The enhanced resilience and adaptation of countries to the negative impacts of climate change, as well as disaster risk insurance cover, will reduce the vulnerability of the poor to climate change and act as a safeguard against loss of livelihoods in communities, especially for smallholder farmers.

Nine countries – Burkina Faso, Chad, Gambia, Madagascar, Malawi, Mali, Mauritania, Niger and Senegal, have so far, expressed interest in participating in the programme

ADRiFi will promote disaster response mechanisms such as sovereign parametric index-based insurance, for which payouts will be disbursed automatically and in timely manner when a pre-defined risk threshold is exceeded. It is estimated that every US$ 1 spent on ex-ante intervention through the programme will save US$4.40 in ex-post disaster relief measures for a response carried out six months after the event.

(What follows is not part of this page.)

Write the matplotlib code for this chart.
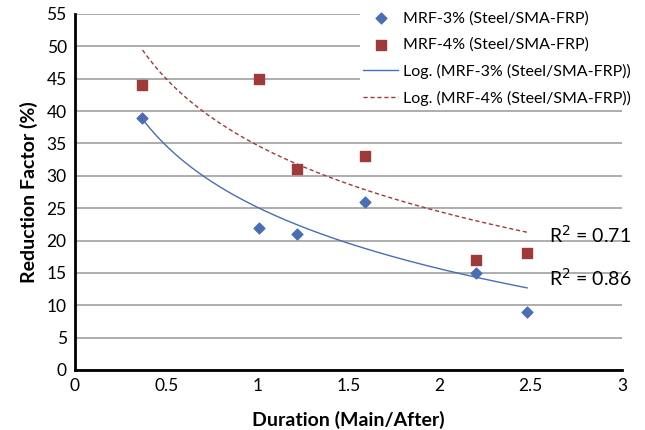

The ADRiFi programme is also aligned with the AfDB’s ‘High 5’ priorities, particularly “Feed Africa” and “Improving the Quality of Life of Africans”. It is also aligned with the Bank’s Climate Change Action Plan II (2016-2020) policy.

As part of processes to accelerate the programme, the bank also signed a Memorandum of Understanding with the African Risk Capacity (ARC) to cooperate in preparing, developing and implementing projects and programmes in climate change and risk resilience in member countries.

As a key partner, ARC will assist member countries with policies on drought risk pools and other sovereign disaster risk measures.